Toby Helm and
Martin Chulov of the
Guardian an write an article entitled
US 'set to launch air strikes' on senior Isis terror chiefs in Syria, which reports that the U.S. and EU countries are putting pressure on Turkey to stop the movements of jihadists across its border to oppose Assad of Syria.
The United States was said to be considering air strikes aimed at eliminating individual leaders of Islamic State as Turkey came under mounting pressure to stem the flow of jihadists across its border into Syria.
As Washington on Saturday debated extending air strikes into Syria, senior British politicians urged Ankara to act to block recruits from the UK and other countries from entering Syria via Turkey, en route to joining Islamic State (formerly Isis). This weekend large numbers of Isis jihadists were trying to secure greater control of the border area, pushing northwards in armoured trucks looted from abandoned Iraqi military bases.
Isis wants to establish dominance in the area to make it easier for potential recruits to gain safe passage and to allow the movement of vital supplies, including weapons and oil. The route has been used by most of the foreign fighters who have joined the cause, and is believed to have been taken by several hundred of those who have joined Isis from the UK.
I haven't had a chance to carefully study the recent developments in Iraq and the Islamic State but already have mixed feelings due to a concern that neocons will find a way to drag the U.S. back into a major war in this region to continue their long-held plan to 're-engineer' the Middle East. If we could be guaranteed these strikes would be of limited duration with specific finite objectives they may contribute to national security objectives.
The article mentions that we also are considering fighting the Islamic jihadist where ever they appear in what appears to be a creeping backslide into a never ending "war on terrorism" where we will have essentially committed ourselves to World War III on Islamic militants no matter what country they reside in without any congressional debate and as if this is no big deal.
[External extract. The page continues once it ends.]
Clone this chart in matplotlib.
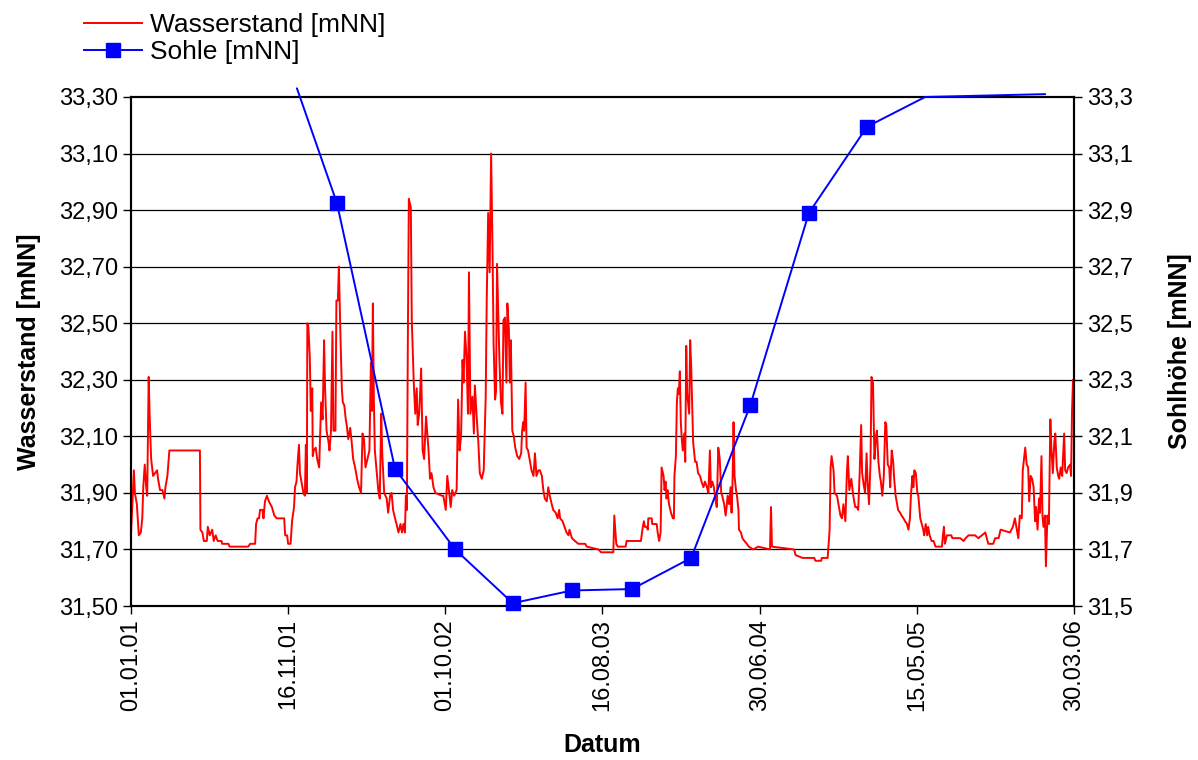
import numpy as np
import pandas as pd
import matplotlib.pyplot as plt
from matplotlib.ticker import FuncFormatter
import matplotlib.dates as mdates
plt.switch_backend('agg')

plt.rcParams['font.family'] = ['Liberation Sans', 'DejaVu Sans']

# Tage ab 01.01.2001
start = pd.Timestamp('2001-01-01')
ende = pd.Timestamp('2006-03-30')

# Wasserstand [mNN]
tage = [0, 6, 8, 12, 16, 20, 23, 25, 28, 31, 33, 36, 38, 41, 45, 49, 53, 55, 59, 64,
        68, 70, 74, 78, 140, 141, 145, 148, 154, 156, 160, 165, 168, 172, 176, 184, 185, 198, 200, 238,
        242, 252, 254, 257, 260, 262, 267, 269, 272, 276, 280, 286, 291, 296, 311, 313, 317, 319, 324, 327,
        331, 333, 336, 338, 341, 343, 347, 350, 353, 355, 357, 358, 360, 363, 365, 368, 369, 371, 375, 378,
        382, 386, 389, 392, 394, 397, 401, 403, 406, 409, 411, 415, 417, 420, 422, 425, 428, 430, 433, 436,
        438, 441, 445, 448, 451, 455, 459, 463, 467, 470, 473, 476, 480, 484, 487, 489, 491, 493, 495, 499,
        502, 505, 508, 510, 514, 519, 522, 526, 529, 532, 536, 539, 543, 547, 550, 553, 556, 558, 560, 562,
        564, 568, 570, 574, 577, 580, 582, 585, 589, 592, 595, 599, 604, 607, 610, 614, 618, 631, 634, 639,
        642, 646, 649, 652, 656, 661, 664, 667, 670, 673, 675, 678, 681, 684, 686, 689, 693, 696, 698, 702,
        705, 708, 712, 716, 720, 722, 725, 728, 731, 734, 736, 739, 741, 743, 746, 748, 751, 754, 756, 759,
        762, 764, 767, 769, 771, 774, 777, 780, 784, 788, 792, 794, 796, 798, 801, 803, 806, 810, 813, 817,
        820, 823, 827, 830, 834, 837, 840, 844, 847, 850, 854, 857, 862, 866, 869, 871, 876, 880, 884, 888,
        890, 895, 901, 908, 922, 925, 949, 954, 979, 981, 985, 988, 1004, 1006, 1035, 1038, 1041, 1043, 1047, 1049,
        1050, 1057, 1058, 1067, 1069, 1072, 1075, 1077, 1081, 1083, 1085, 1087, 1089, 1092, 1096, 1100, 1102, 1103, 1106, 1108,
        1110, 1112, 1114, 1116, 1118, 1120, 1123, 1125, 1127, 1129, 1133, 1135, 1137, 1139, 1141, 1145, 1148, 1151, 1155, 1158,
        1162, 1165, 1169, 1172, 1175, 1177, 1180, 1183, 1186, 1189, 1192, 1195, 1198, 1200, 1204, 1207, 1209, 1211, 1214, 1217,
        1219, 1221, 1223, 1225, 1228, 1230, 1233, 1234, 1238, 1241, 1245, 1250, 1254, 1263, 1273, 1297, 1299, 1301, 1346, 1349,
        1363, 1387, 1389, 1401, 1402, 1414, 1418, 1420, 1422, 1426, 1428, 1433, 1436, 1440, 1443, 1446, 1450, 1453, 1455, 1458,
        1462, 1464, 1466, 1470, 1473, 1476, 1479, 1482, 1484, 1487, 1490, 1493, 1495, 1498, 1501, 1503, 1506, 1509, 1512, 1514,
        1517, 1520, 1522, 1525, 1528, 1531, 1533, 1536, 1539, 1541, 1544, 1547, 1549, 1552, 1555, 1557, 1561, 1564, 1568, 1571,
        1575, 1578, 1581, 1583, 1586, 1588, 1590, 1593, 1596, 1598, 1602, 1605, 1608, 1610, 1613, 1616, 1618, 1621, 1625, 1629,
        1633, 1646, 1648, 1650, 1652, 1656, 1665, 1667, 1683, 1690, 1694, 1700, 1713, 1720, 1727, 1734, 1737, 1740, 1750, 1754,
        1761, 1765, 1784, 1790, 1794, 1798, 1801, 1804, 1808, 1810, 1813, 1815, 1818, 1821, 1823, 1826, 1829, 1832, 1835, 1837,
        1840, 1843, 1845, 1848, 1850, 1852, 1855, 1857, 1860, 1863, 1866, 1868, 1871, 1874, 1876, 1879, 1882, 1884, 1887, 1890,
        1894, 1896, 1899, 1902, 1906, 1908, 1910, 1912, 1914]
wasserstand = [31.75, 31.98, 31.90, 31.86, 31.75, 31.76, 31.81, 31.92, 32.00, 31.92, 31.89, 32.31, 32.17, 32.02, 31.96, 31.97, 31.98, 31.95, 31.91, 31.91,
               31.88, 31.92, 31.96, 32.05, 32.05, 31.77, 31.76, 31.73, 31.73, 31.78, 31.75, 31.77, 31.73, 31.75, 31.73, 31.73, 31.72, 31.72, 31.71, 31.71,
               31.72, 31.72, 31.79, 31.81, 31.81, 31.84, 31.84, 31.81, 31.87, 31.89, 31.87, 31.85, 31.82, 31.81, 31.81, 31.75, 31.75, 31.72, 31.72, 31.80,
               31.85, 31.92, 31.94, 32.00, 32.07, 31.97, 31.93, 31.90, 31.89, 32.07, 31.90, 32.50, 32.49, 32.38, 32.19, 32.27, 32.03, 32.05, 32.06, 32.02,
               31.99, 32.22, 32.16, 32.44, 32.27, 32.12, 32.08, 32.05, 32.12, 32.47, 32.12, 32.12, 32.58, 32.58, 32.70, 32.47, 32.27, 32.22, 32.21, 32.16,
               32.14, 32.09, 32.13, 32.08, 32.02, 31.99, 31.95, 31.92, 31.90, 32.11, 32.09, 31.99, 32.02, 32.05, 32.36, 32.19, 32.57, 32.23, 32.05, 31.97,
               31.91, 31.88, 32.18, 32.04, 31.90, 31.88, 31.83, 31.89, 31.90, 31.84, 31.81, 31.79, 31.76, 31.79, 31.76, 31.79, 31.76, 31.89, 31.84, 32.44,
               32.94, 32.91, 32.51, 32.29, 32.18, 32.27, 32.14, 32.18, 32.34, 32.05, 32.02, 32.17, 32.05, 31.95, 31.97, 31.92, 31.90, 31.89, 31.89, 31.84,
               31.96, 31.90, 31.85, 31.91, 31.89, 31.91, 32.23, 32.05, 32.10, 32.37, 32.29, 32.47, 32.38, 32.18, 32.68, 32.18, 32.24, 32.11, 32.28, 32.16,
               32.08, 31.97, 31.95, 31.98, 32.24, 32.57, 32.89, 32.68, 33.10, 32.74, 32.43, 32.23, 32.26, 32.71, 32.50, 32.36, 32.22, 32.18, 32.51, 32.52,
               32.29, 32.57, 32.48, 32.29, 32.44, 32.12, 32.10, 32.06, 32.03, 32.02, 32.04, 32.12, 32.15, 32.12, 32.29, 32.06, 32.05, 32.01, 31.98, 31.96,
               32.04, 31.96, 31.98, 31.98, 31.96, 31.91, 31.88, 31.87, 31.92, 31.89, 31.86, 31.84, 31.83, 31.81, 31.84, 31.81, 31.80, 31.78, 31.76, 31.75,
               31.77, 31.74, 31.73, 31.72, 31.72, 31.71, 31.70, 31.69, 31.69, 31.82, 31.72, 31.71, 31.71, 31.73, 31.73, 31.77, 31.80, 31.78, 31.78, 31.77,
               31.81, 31.81, 31.79, 31.79, 31.76, 31.73, 31.76, 31.99, 31.96, 31.91, 31.94, 31.88, 31.91, 31.86, 31.83, 31.81, 31.81, 31.96, 32.03, 32.22,
               32.27, 32.25, 32.33, 32.15, 32.09, 32.05, 32.11, 32.01, 32.42, 32.25, 32.18, 32.44, 32.35, 32.22, 32.08, 32.01, 32.01, 31.97, 31.96, 31.94,
               31.92, 31.94, 31.92, 31.90, 32.05, 31.92, 31.94, 31.92, 31.88, 31.85, 32.06, 32.02, 31.90, 31.89, 31.86, 31.82, 31.85, 31.89, 31.86, 31.92,
               31.83, 31.94, 32.15, 31.96, 31.91, 31.89, 31.84, 31.77, 31.76, 31.74, 31.73, 31.72, 31.71, 31.70, 31.71, 31.70, 31.85, 31.71, 31.70, 31.68,
               31.67, 31.67, 31.66, 31.66, 31.67, 31.67, 31.77, 31.99, 32.03, 31.98, 31.90, 31.89, 31.86, 31.82, 31.81, 31.86, 31.80, 31.97, 32.03, 31.91,
               31.95, 31.92, 31.89, 31.85, 31.85, 31.84, 31.97, 32.14, 31.97, 31.93, 31.90, 32.04, 31.94, 31.86, 32.01, 32.31, 32.29, 32.02, 32.10, 32.12,
               32.01, 31.96, 31.94, 31.89, 31.96, 32.15, 32.14, 32.00, 31.99, 31.92, 32.05, 32.01, 31.95, 31.89, 31.86, 31.84, 31.83, 31.82, 31.81, 31.80,
               31.79, 31.77, 31.81, 31.89, 31.96, 31.92, 31.98, 31.97, 31.90, 31.89, 31.81, 31.79, 31.77, 31.75, 31.79, 31.75, 31.78, 31.75, 31.73, 31.73,
               31.71, 31.71, 31.75, 31.78, 31.72, 31.75, 31.75, 31.74, 31.74, 31.73, 31.74, 31.75, 31.75, 31.74, 31.75, 31.76, 31.74, 31.72, 31.72, 31.74,
               31.74, 31.77, 31.76, 31.78, 31.81, 31.77, 31.74, 31.82, 31.81, 31.98, 32.03, 32.06, 32.00, 31.99, 31.87, 31.96, 31.95, 31.92, 31.80, 31.85,
               31.77, 31.88, 31.83, 32.03, 31.82, 31.78, 31.82, 31.64, 31.82, 31.79, 32.16, 32.06, 31.97, 32.08, 32.11, 31.99, 31.96, 31.95, 31.99, 31.96,
               32.11, 31.98, 31.97, 31.99, 32.00, 31.96, 32.19, 32.30, 32.20]

# Sohle [mNN]
sohle_tage = [337, 418, 536, 658, 775, 895, 1017, 1137, 1257, 1376, 1494, 1612, 1855]
sohle = [33.33, 32.925, 31.985, 31.70, 31.51, 31.555, 31.56, 31.67, 32.21, 32.89, 33.195, 33.30, 33.31]

datum = start + pd.to_timedelta(tage, unit='D')
sohle_datum = start + pd.to_timedelta(sohle_tage, unit='D')

fig = plt.figure(figsize=(11.98, 7.6), dpi=100)
ax = fig.add_axes([0.1093, 0.2026, 0.7872, 0.6698])
ax2 = ax.twinx()

l1, = ax.plot(datum, wasserstand, color='#FF0000', lw=1.4, label='Wasserstand [mNN]', zorder=3)
l2, = ax2.plot(sohle_datum, sohle, color='#0000FF', lw=1.4, marker='s', markersize=9.5,
               markevery=list(range(1, 11)), label='Sohle [mNN]', clip_on=False, zorder=4)

ymin, ymax = 31.5, 33.3
yt = np.arange(31.5, 33.31, 0.2)
for a in (ax, ax2):
    a.set_ylim(ymin, ymax)
    a.set_yticks(yt)
    a.tick_params(axis='y', direction='out', length=6, width=1, labelsize=17)
ax.yaxis.set_major_formatter(FuncFormatter(lambda v, p: ('%.2f' % v).replace('.', ',')))
ax2.yaxis.set_major_formatter(FuncFormatter(lambda v, p: ('%.1f' % v).replace('.', ',')))

for v in yt[1:-1]:
    ax.axhline(v, color='black', lw=0.9, zorder=1)

ax.set_xlim(start, ende)
xt = pd.date_range(start, ende, freq='319D')
ax.set_xticks(xt)
ax.xaxis.set_major_formatter(mdates.DateFormatter('%d.%m.%y'))
ax.tick_params(axis='x', direction='out', length=6, width=1, labelsize=17, labelrotation=90)

for a in (ax, ax2):
    for s in a.spines.values():
        s.set_linewidth(1.5)
        s.set_color('black')

ax.set_xlabel('Datum', fontsize=18, fontweight='bold', labelpad=16)
ax.set_ylabel('Wasserstand [mNN]', fontsize=18, fontweight='bold', labelpad=13)
ax2.set_ylabel('Sohlhöhe [mNN]', fontsize=18, fontweight='bold', labelpad=25)

fig.legend(handles=[l1, l2], loc='upper left', bbox_to_anchor=(0.066, 0.99), frameon=False,
           fontsize=19, handlelength=2.2, handletextpad=0.3, labelspacing=0.12,
           borderpad=0.2, borderaxespad=0)

plt.savefig('out.png', dpi=100)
We essentially have already done this and the more I think about it the more I oppose it. This seems to be a self-propagating war and insertion of ourselves into a 1,000 old religious war and other battles that if can gain energy independence are really not of primary interest to us and we would not be a primary target of the Islamist militants if we were not attacking them.
I realize this is an oversimplification but I can not approve of an open ended world wide war, which is ended to go on for decades, which creates enemies of people who otherwise may not really care about us, and and which may violate the sovereign boundaries of perhaps over four dozen countries many of whom might otherwise be our allies.
I no longer trust what any of our political leaders say about matter of foreign policy which seems to have been hijacked once again by neocons.
President Obama's speech at West Point was excellent as a theoretical ambition and framework, however, I am increasing unclear about how our current and recent actual actions, especially the use of a world-wide network of assassination drones is consistent with the espoused aspirations.
Even more sadly, it appears that the Obama administration may represent a "high water mark" of the appearance of any thing remotely like progressive values in our foreign policy which the neocons may be in the process of successfully locking up for he foreseeable decades after the last two years of Obama's administration.
The train is leaving the station on whatever Democratic-progressive foreign policy paradigm we wish to leave and I fear we have not come close to what should have been, and still be our objectives, but time may have already run out.
Damn, I hate it when things like this happen.